▸ WHAT TO PRODUCE
Without the images, write out the whole listing exactly.

▸ DATA LINES

------

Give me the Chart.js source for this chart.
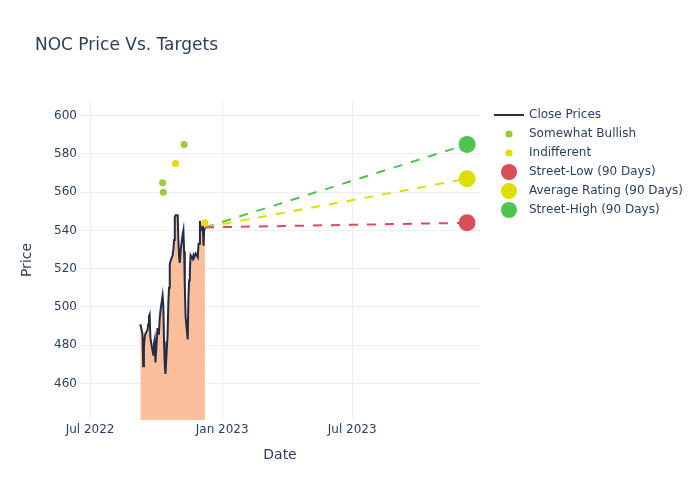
<!DOCTYPE html>
<html>
<head>
<meta charset="utf-8">
<title>NOC Price Vs. Targets</title>
<script src="https://cdn.jsdelivr.net/npm/chart.js@4.4.0/dist/chart.umd.min.js"></script>
<style>
  body { margin: 0; background: #fff; font-family: 'DejaVu Sans', sans-serif; color: #2a3f5f; }
  #wrap { position: relative; width: 700px; height: 500px; }
  #title { position: absolute; left: 35px; top: 34px; font-size: 17px; line-height: 20px; white-space: nowrap; }
  #legend { position: absolute; left: 494px; top: 105px; font-size: 12px; }
  .item { position: relative; height: 19px; width: 200px; }
  .sym { position: absolute; top: 50%; left: 15px; transform: translate(-50%, -50%); }
  .txt { position: absolute; left: 35px; top: 0; line-height: 19px; white-space: nowrap; }
</style>
</head>
<body>
<div id="wrap">
  <canvas id="chart" width="700" height="500"></canvas>
  <div id="title">NOC Price Vs. Targets</div>
  <div id="legend"></div>
</div>
<script>
// price history
const closeDates = [
  '2022-09-09', '2022-09-12', '2022-09-13', '2022-09-14', '2022-09-15', '2022-09-16',
  '2022-09-19', '2022-09-20', '2022-09-21', '2022-09-22', '2022-09-23', '2022-09-26',
  '2022-09-27', '2022-09-28', '2022-09-29', '2022-09-30', '2022-10-03', '2022-10-04',
  '2022-10-05', '2022-10-06', '2022-10-07', '2022-10-10', '2022-10-11', '2022-10-12',
  '2022-10-13', '2022-10-14', '2022-10-17', '2022-10-18', '2022-10-19', '2022-10-20',
  '2022-10-21', '2022-10-24', '2022-10-25', '2022-10-26', '2022-10-27', '2022-10-28',
  '2022-10-31', '2022-11-01', '2022-11-02', '2022-11-03', '2022-11-04', '2022-11-07',
  '2022-11-08', '2022-11-09', '2022-11-10', '2022-11-11', '2022-11-14', '2022-11-15',
  '2022-11-16', '2022-11-17', '2022-11-18', '2022-11-21', '2022-11-22', '2022-11-23',
  '2022-11-25', '2022-11-28', '2022-11-29', '2022-11-30', '2022-12-01', '2022-12-02',
  '2022-12-05', '2022-12-06', '2022-12-07', '2022-12-08'
];
const closeValues = [
  491, 486, 469, 479, 484, 486,
  488, 491, 495, 496, 484, 477,
  475, 481, 483, 471, 489, 486,
  487, 494, 498, 506, 501, 482,
  470, 465, 486, 502, 510, 522,
  524, 527, 530, 535, 547, 548,
  548, 535, 526, 523, 529, 538,
  540, 529, 510, 495, 483, 505,
  514, 519, 527, 525, 527, 526,
  528, 526, 533, 533, 545, 540,
  542, 532, 541, 541.6
];

// analyst ratings
const bullishDates = ['2022-10-10', '2022-10-11', '2022-11-09'];
const bullishValues = [565, 560, 585];
const indifferentDates = ['2022-10-28', '2022-12-08'];
const indifferentValues = [575, 544];

// 90 day targets, one year out
const targetDate = '2023-12-08';
const targetLabels = ['Street-Low (90 Days)', 'Average Rating (90 Days)', 'Street-High (90 Days)'];
const targetValues = [544, 567, 585];

// axes
const xTickDates = ['2022-07-01', '2023-01-01', '2023-07-01'];
const xTickLabels = ['Jul 2022', 'Jan 2023', 'Jul 2023'];
const yTicks = [460, 480, 500, 520, 540, 560, 580, 600];

const ts = s => Date.parse(s + 'T00:00:00Z');
const pts = (dates, vals) => dates.map((d, i) => ({ x: ts(d), y: vals[i] }));

const txtColor = '#2a3f5f';
const gridColor = '#ebf0f8';
const fontFam = "'DejaVu Sans', sans-serif";
const targetColors = ['rgb(217,78,88)', 'rgb(222,222,0)', 'rgb(80,196,80)'];

const lastDate = closeDates[closeDates.length - 1];
const lastClose = closeValues[closeValues.length - 1];

const datasets = [
  {
    label: 'Close Prices',
    data: pts(closeDates, closeValues),
    borderColor: 'rgb(36,44,70)',
    borderWidth: 2,
    backgroundColor: 'rgb(251,191,155)',
    fill: 'start',
    pointRadius: 0,
    tension: 0,
    order: 5
  },
  {
    label: 'Somewhat Bullish',
    type: 'scatter',
    data: pts(bullishDates, bullishValues),
    backgroundColor: 'rgb(154,205,50)',
    borderWidth: 0,
    pointRadius: 3.5,
    order: 2
  },
  {
    label: 'Indifferent',
    type: 'scatter',
    data: pts(indifferentDates, indifferentValues),
    backgroundColor: 'rgb(222,222,0)',
    borderWidth: 0,
    pointRadius: 3.5,
    order: 2
  }
];

targetValues.forEach((v, i) => {
  // dashed line from last close to the target
  datasets.push({
    label: targetLabels[i] + ' line',
    data: [{ x: ts(lastDate), y: lastClose }, { x: ts(targetDate), y: v }],
    borderColor: targetColors[i],
    borderWidth: 2,
    borderDash: [9, 9],
    pointRadius: 0,
    fill: false,
    order: 4
  });
  datasets.push({
    label: targetLabels[i],
    type: 'scatter',
    data: [{ x: ts(targetDate), y: v }],
    backgroundColor: targetColors[i],
    borderWidth: 0,
    pointRadius: 8.5,
    order: 1
  });
});

new Chart(document.getElementById('chart').getContext('2d'), {
  type: 'line',
  data: { datasets: datasets },
  options: {
    responsive: false,
    animation: false,
    layout: { padding: { left: 0, right: 220, top: 100, bottom: 0 } },
    plugins: {
      legend: { display: false },
      tooltip: { enabled: false }
    },
    scales: {
      x: {
        type: 'linear',
        min: ts('2022-06-17'),
        max: ts('2023-12-26'),
        afterBuildTicks: s => { s.ticks = xTickDates.map(d => ({ value: ts(d) })); },
        afterFit: s => { s.height = 80; },
        ticks: {
          callback: (v, i) => xTickLabels[i],
          color: txtColor,
          font: { family: fontFam, size: 12 },
          padding: 3,
          maxRotation: 0,
          autoSkip: false
        },
        grid: { color: gridColor, drawTicks: false },
        border: { display: false },
        title: {
          display: true,
          text: 'Date',
          color: txtColor,
          font: { family: fontFam, size: 14 },
          padding: { top: 0, bottom: 36 }
        }
      },
      y: {
        min: 440.9,
        max: 608.2,
        afterBuildTicks: s => { s.ticks = yTicks.map(v => ({ value: v })); },
        afterFit: s => { s.width = 80; },
        ticks: {
          color: txtColor,
          font: { family: fontFam, size: 12 },
          padding: 3
        },
        grid: { color: gridColor, drawTicks: false },
        border: { display: false },
        title: {
          display: true,
          text: 'Price',
          color: txtColor,
          font: { family: fontFam, size: 14 },
          padding: { top: 19, bottom: 0 }
        }
      }
    }
  }
});

// legend, plotly style
const legendItems = [
  { text: 'Close Prices', kind: 'line', color: 'rgb(36,44,70)' },
  { text: 'Somewhat Bullish', kind: 'dot', size: 7, color: 'rgb(154,205,50)' },
  { text: 'Indifferent', kind: 'dot', size: 7, color: 'rgb(222,222,0)' }
];
targetLabels.forEach((t, i) => legendItems.push({ text: t, kind: 'dot', size: 16, color: targetColors[i] }));

const legend = document.getElementById('legend');
legendItems.forEach(it => {
  const row = document.createElement('div');
  row.className = 'item';
  const sym = document.createElement('div');
  sym.className = 'sym';
  if (it.kind === 'line') {
    sym.style.width = '30px';
    sym.style.height = '2px';
  } else {
    sym.style.width = it.size + 'px';
    sym.style.height = it.size + 'px';
    sym.style.borderRadius = '50%';
  }
  sym.style.background = it.color;
  const txt = document.createElement('div');
  txt.className = 'txt';
  txt.textContent = it.text;
  row.appendChild(sym);
  row.appendChild(txt);
  legend.appendChild(row);
});
</script>
</body>
</html>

------

▸ RESULT OF THIS EXERCISE
Give me the Chart.js source for this chart.
<!DOCTYPE html>
<html>
<head>
<meta charset="utf-8">
<title>NOC Price Vs. Targets</title>
<script src="https://cdn.jsdelivr.net/npm/chart.js@4.4.0/dist/chart.umd.min.js"></script>
<style>
  body { margin: 0; background: #fff; font-family: 'DejaVu Sans', sans-serif; color: #2a3f5f; }
  #wrap { position: relative; width: 700px; height: 500px; }
  #title { position: absolute; left: 35px; top: 34px; font-size: 17px; line-height: 20px; white-space: nowrap; }
  #legend { position: absolute; left: 494px; top: 105px; font-size: 12px; }
  .item { position: relative; height: 19px; width: 200px; }
  .sym { position: absolute; top: 50%; left: 15px; transform: translate(-50%, -50%); }
  .txt { position: absolute; left: 35px; top: 0; line-height: 19px; white-space: nowrap; }
</style>
</head>
<body>
<div id="wrap">
  <canvas id="chart" width="700" height="500"></canvas>
  <div id="title">NOC Price Vs. Targets</div>
  <div id="legend"></div>
</div>
<script>
// price history
const closeDates = [
  '2022-09-09', '2022-09-12', '2022-09-13', '2022-09-14', '2022-09-15', '2022-09-16',
  '2022-09-19', '2022-09-20', '2022-09-21', '2022-09-22', '2022-09-23', '2022-09-26',
  '2022-09-27', '2022-09-28', '2022-09-29', '2022-09-30', '2022-10-03', '2022-10-04',
  '2022-10-05', '2022-10-06', '2022-10-07', '2022-10-10', '2022-10-11', '2022-10-12',
  '2022-10-13', '2022-10-14', '2022-10-17', '2022-10-18', '2022-10-19', '2022-10-20',
  '2022-10-21', '2022-10-24', '2022-10-25', '2022-10-26', '2022-10-27', '2022-10-28',
  '2022-10-31', '2022-11-01', '2022-11-02', '2022-11-03', '2022-11-04', '2022-11-07',
  '2022-11-08', '2022-11-09', '2022-11-10', '2022-11-11', '2022-11-14', '2022-11-15',
  '2022-11-16', '2022-11-17', '2022-11-18', '2022-11-21', '2022-11-22', '2022-11-23',
  '2022-11-25', '2022-11-28', '2022-11-29', '2022-11-30', '2022-12-01', '2022-12-02',
  '2022-12-05', '2022-12-06', '2022-12-07', '2022-12-08'
];
const closeValues = [
  491, 486, 469, 479, 484, 486,
  488, 491, 495, 496, 484, 477,
  475, 481, 483, 471, 489, 486,
  487, 494, 498, 506, 501, 482,
  470, 465, 486, 502, 510, 522,
  524, 527, 530, 535, 547, 548,
  548, 535, 526, 523, 529, 538,
  540, 529, 510, 495, 483, 505,
  514, 519, 527, 525, 527, 526,
  528, 526, 533, 533, 545, 540,
  542, 532, 541, 541.6
];

// analyst ratings
const bullishDates = ['2022-10-10', '2022-10-11', '2022-11-09'];
const bullishValues = [565, 560, 585];
const indifferentDates = ['2022-10-28', '2022-12-08'];
const indifferentValues = [575, 544];

// 90 day targets, one year out
const targetDate = '2023-12-08';
const targetLabels = ['Street-Low (90 Days)', 'Average Rating (90 Days)', 'Street-High (90 Days)'];
const targetValues = [544, 567, 585];

// axes
const xTickDates = ['2022-07-01', '2023-01-01', '2023-07-01'];
const xTickLabels = ['Jul 2022', 'Jan 2023', 'Jul 2023'];
const yTicks = [460, 480, 500, 520, 540, 560, 580, 600];

const ts = s => Date.parse(s + 'T00:00:00Z');
const pts = (dates, vals) => dates.map((d, i) => ({ x: ts(d), y: vals[i] }));

const txtColor = '#2a3f5f';
const gridColor = '#ebf0f8';
const fontFam = "'DejaVu Sans', sans-serif";
const targetColors = ['rgb(217,78,88)', 'rgb(222,222,0)', 'rgb(80,196,80)'];

const lastDate = closeDates[closeDates.length - 1];
const lastClose = closeValues[closeValues.length - 1];

const datasets = [
  {
    label: 'Close Prices',
    data: pts(closeDates, closeValues),
    borderColor: 'rgb(36,44,70)',
    borderWidth: 2,
    backgroundColor: 'rgb(251,191,155)',
    fill: 'start',
    pointRadius: 0,
    tension: 0,
    order: 5
  },
  {
    label: 'Somewhat Bullish',
    type: 'scatter',
    data: pts(bullishDates, bullishValues),
    backgroundColor: 'rgb(154,205,50)',
    borderWidth: 0,
    pointRadius: 3.5,
    order: 2
  },
  {
    label: 'Indifferent',
    type: 'scatter',
    data: pts(indifferentDates, indifferentValues),
    backgroundColor: 'rgb(222,222,0)',
    borderWidth: 0,
    pointRadius: 3.5,
    order: 2
  }
];

targetValues.forEach((v, i) => {
  // dashed line from last close to the target
  datasets.push({
    label: targetLabels[i] + ' line',
    data: [{ x: ts(lastDate), y: lastClose }, { x: ts(targetDate), y: v }],
    borderColor: targetColors[i],
    borderWidth: 2,
    borderDash: [9, 9],
    pointRadius: 0,
    fill: false,
    order: 4
  });
  datasets.push({
    label: targetLabels[i],
    type: 'scatter',
    data: [{ x: ts(targetDate), y: v }],
    backgroundColor: targetColors[i],
    borderWidth: 0,
    pointRadius: 8.5,
    order: 1
  });
});

new Chart(document.getElementById('chart').getContext('2d'), {
  type: 'line',
  data: { datasets: datasets },
  options: {
    responsive: false,
    animation: false,
    layout: { padding: { left: 0, right: 220, top: 100, bottom: 0 } },
    plugins: {
      legend: { display: false },
      tooltip: { enabled: false }
    },
    scales: {
      x: {
        type: 'linear',
        min: ts('2022-06-17'),
        max: ts('2023-12-26'),
        afterBuildTicks: s => { s.ticks = xTickDates.map(d => ({ value: ts(d) })); },
        afterFit: s => { s.height = 80; },
        ticks: {
          callback: (v, i) => xTickLabels[i],
          color: txtColor,
          font: { family: fontFam, size: 12 },
          padding: 3,
          maxRotation: 0,
          autoSkip: false
        },
        grid: { color: gridColor, drawTicks: false },
        border: { display: false },
        title: {
          display: true,
          text: 'Date',
          color: txtColor,
          font: { family: fontFam, size: 14 },
          padding: { top: 0, bottom: 36 }
        }
      },
      y: {
        min: 440.9,
        max: 608.2,
        afterBuildTicks: s => { s.ticks = yTicks.map(v => ({ value: v })); },
        afterFit: s => { s.width = 80; },
        ticks: {
          color: txtColor,
          font: { family: fontFam, size: 12 },
          padding: 3
        },
        grid: { color: gridColor, drawTicks: false },
        border: { display: false },
        title: {
          display: true,
          text: 'Price',
          color: txtColor,
          font: { family: fontFam, size: 14 },
          padding: { top: 19, bottom: 0 }
        }
      }
    }
  }
});

// legend, plotly style
const legendItems = [
  { text: 'Close Prices', kind: 'line', color: 'rgb(36,44,70)' },
  { text: 'Somewhat Bullish', kind: 'dot', size: 7, color: 'rgb(154,205,50)' },
  { text: 'Indifferent', kind: 'dot', size: 7, color: 'rgb(222,222,0)' }
];
targetLabels.forEach((t, i) => legendItems.push({ text: t, kind: 'dot', size: 16, color: targetColors[i] }));

const legend = document.getElementById('legend');
legendItems.forEach(it => {
  const row = document.createElement('div');
  row.className = 'item';
  const sym = document.createElement('div');
  sym.className = 'sym';
  if (it.kind === 'line') {
    sym.style.width = '30px';
    sym.style.height = '2px';
  } else {
    sym.style.width = it.size + 'px';
    sym.style.height = it.size + 'px';
    sym.style.borderRadius = '50%';
  }
  sym.style.background = it.color;
  const txt = document.createElement('div');
  txt.className = 'txt';
  txt.textContent = it.text;
  row.appendChild(sym);
  row.appendChild(txt);
  legend.appendChild(row);
});
</script>
</body>
</html>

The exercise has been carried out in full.